En particulier, les gouvernements devraient utiliser leurs leviers d’approvisionnement pour encourager les grands fournisseurs à investir dans le développement d’une main-d’œuvre locale. De plus, des mécanismes de financement provinciaux et régionaux pourraient soutenir les initiatives qui répondent directement aux besoins réels des entreprises locales.

Les gouvernements et les entreprises doivent s’attaquer au sous-investissement chronique dans la formation et le développement de la main-d’œuvre, et mieux relier les stratégies en matière de compétences aux besoins des entreprises.
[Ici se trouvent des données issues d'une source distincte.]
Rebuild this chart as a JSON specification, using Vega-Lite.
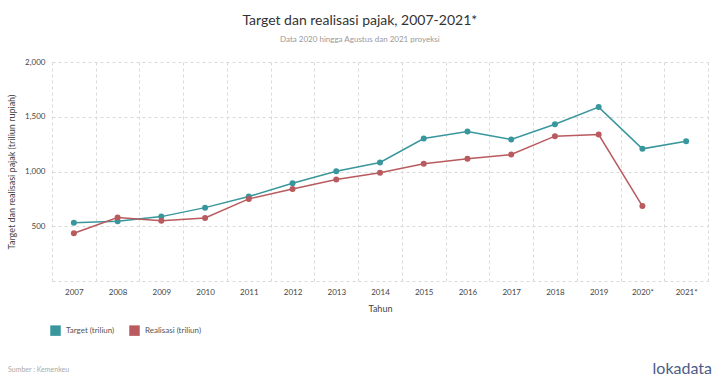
{
  "$schema": "https://vega.github.io/schema/vega-lite/v6.json",
  "autosize": {"type": "none"},
  "width": 656,
  "height": 219,
  "padding": {"left": 52, "top": 62, "right": 6, "bottom": 95},
  "background": "white",
  "config": {
    "font": "Lato",
    "view": {"stroke": null},
    "axis": {"gridDash": [3, 3], "gridColor": "#d9d9d9", "gridWidth": 1, "domain": false, "ticks": false, "labelColor": "#444", "titleColor": "#444", "titleFontWeight": "normal", "labelFontSize": 8, "titleFontSize": 9, "labelFont": "Lato", "titleFont": "Lato"},
    "legend": {"title": null, "orient": "none", "legendX": -2, "legendY": 263, "direction": "horizontal", "symbolType": "square", "symbolSize": 110, "symbolOpacity": 1, "symbolStrokeWidth": 0, "labelFontSize": 8, "labelColor": "#555", "labelFont": "Lato", "columnPadding": 14, "labelOffset": 5}
  },
  "title": {
    "text": "Target dan realisasi pajak, 2007-2021*",
    "subtitle": "Data 2020 hingga Agustus dan 2021 proyeksi",
    "fontSize": 14,
    "fontWeight": "normal",
    "color": "#333",
    "subtitleFontSize": 8,
    "subtitleColor": "#999",
    "subtitlePadding": 8,
    "anchor": "middle",
    "frame": "bounds",
    "offset": 14
  },
  "datasets": {
    "pajak": [
      {"tahun": "2007", "seri": "Target (triliun)", "nilai": 533},
      {"tahun": "2008", "seri": "Target (triliun)", "nilai": 546},
      {"tahun": "2009", "seri": "Target (triliun)", "nilai": 588},
      {"tahun": "2010", "seri": "Target (triliun)", "nilai": 670},
      {"tahun": "2011", "seri": "Target (triliun)", "nilai": 771},
      {"tahun": "2012", "seri": "Target (triliun)", "nilai": 893},
      {"tahun": "2013", "seri": "Target (triliun)", "nilai": 1003},
      {"tahun": "2014", "seri": "Target (triliun)", "nilai": 1082},
      {"tahun": "2015", "seri": "Target (triliun)", "nilai": 1301},
      {"tahun": "2016", "seri": "Target (triliun)", "nilai": 1366},
      {"tahun": "2017", "seri": "Target (triliun)", "nilai": 1292},
      {"tahun": "2018", "seri": "Target (triliun)", "nilai": 1432},
      {"tahun": "2019", "seri": "Target (triliun)", "nilai": 1588},
      {"tahun": "2020*", "seri": "Target (triliun)", "nilai": 1207},
      {"tahun": "2021*", "seri": "Target (triliun)", "nilai": 1277},
      {"tahun": "2007", "seri": "Realisasi (triliun)", "nilai": 436},
      {"tahun": "2008", "seri": "Realisasi (triliun)", "nilai": 579},
      {"tahun": "2009", "seri": "Realisasi (triliun)", "nilai": 551},
      {"tahun": "2010", "seri": "Realisasi (triliun)", "nilai": 576},
      {"tahun": "2011", "seri": "Realisasi (triliun)", "nilai": 750},
      {"tahun": "2012", "seri": "Realisasi (triliun)", "nilai": 841},
      {"tahun": "2013", "seri": "Realisasi (triliun)", "nilai": 926},
      {"tahun": "2014", "seri": "Realisasi (triliun)", "nilai": 988},
      {"tahun": "2015", "seri": "Realisasi (triliun)", "nilai": 1070},
      {"tahun": "2016", "seri": "Realisasi (triliun)", "nilai": 1116},
      {"tahun": "2017", "seri": "Realisasi (triliun)", "nilai": 1155},
      {"tahun": "2018", "seri": "Realisasi (triliun)", "nilai": 1323},
      {"tahun": "2019", "seri": "Realisasi (triliun)", "nilai": 1338},
      {"tahun": "2020*", "seri": "Realisasi (triliun)", "nilai": 684}
    ],
    "catatan": [
      {"teks": "Sumber : Kemenkeu", "tahun": "2007", "nilai": -830}
    ],
    "logo": [
      {"teks": "lokadata", "tahun": "2021*", "nilai": -848}
    ]
  },
  "layer": [
    {
      "data": {"name": "pajak"},
      "mark": {"type": "line", "strokeWidth": 1.5},
      "encoding": {
        "x": {
          "field": "tahun", "type": "ordinal",
          "scale": {"type": "band", "paddingInner": 0, "paddingOuter": 0},
          "axis": {"title": "Tahun", "labelAngle": 0, "tickBand": "extent", "grid": true, "labelPadding": 7, "titlePadding": 8}
        },
        "y": {
          "field": "nilai", "type": "quantitative",
          "scale": {"domain": [0, 2000], "nice": false, "zero": true},
          "axis": {"title": "Target dan realisasi pajak (triliun rupiah)", "values": [0, 500, 1000, 1500, 2000], "labelExpr": "datum.value == 0 ? '' : format(datum.value, ',')", "labelPadding": 7, "titlePadding": 8}
        },
        "color": {
          "field": "seri", "type": "nominal",
          "scale": {"domain": ["Target (triliun)", "Realisasi (triliun)"], "range": ["#38979c", "#b85a5e"]}
        }
      }
    },
    {
      "data": {"name": "pajak"},
      "mark": {"type": "point", "filled": true, "size": 36, "opacity": 1},
      "encoding": {
        "x": {"field": "tahun", "type": "ordinal"},
        "y": {"field": "nilai", "type": "quantitative"},
        "color": {"field": "seri", "type": "nominal"}
      }
    },
    {
      "data": {"name": "catatan"},
      "mark": {"type": "text", "align": "left", "baseline": "alphabetic", "fontSize": 7, "color": "#aaa", "dx": -44},
      "encoding": {
        "text": {"field": "teks"},
        "x": {"field": "tahun", "type": "ordinal", "bandPosition": 0},
        "y": {"field": "nilai", "type": "quantitative"}
      }
    },
    {
      "data": {"name": "logo"},
      "mark": {"type": "text", "align": "right", "baseline": "alphabetic", "fontSize": 16, "color": "#4b5c87", "dx": 4},
      "encoding": {
        "text": {"field": "teks"},
        "x": {"field": "tahun", "type": "ordinal", "bandPosition": 1},
        "y": {"field": "nilai", "type": "quantitative"}
      }
    }
  ]
}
En plus d’assurer la visibilité et la viabilité de la capacité de formation des établissements postsecondaires publics, il pourrait être intéressant d’accorder des incitatifs fiscaux aux entreprises qui investissent dans la formation et le développement de leur personnel. Des centres d’excellence sectoriels, basés sur le modèle de l’Alliance canadienne pour la formation et le développement de compétences en sciences de la vie, pourraient également être créés.

Rien de tout cela ne sera facile; en fait, l’exercice exigera un consensus politique rarement atteint au Canada. Mais c’est faisable.

Le Canada a ravivé son ambition de relancer l’économie. Cette ambition doit s’accompagner d’investissements judicieux dans la formation, le recyclage et la mise à niveau de femmes et d’hommes talentueux pour stimuler la productivité.

Nous avons là une occasion unique de développer nos ressources humaines pour assurer notre prospérité à long terme.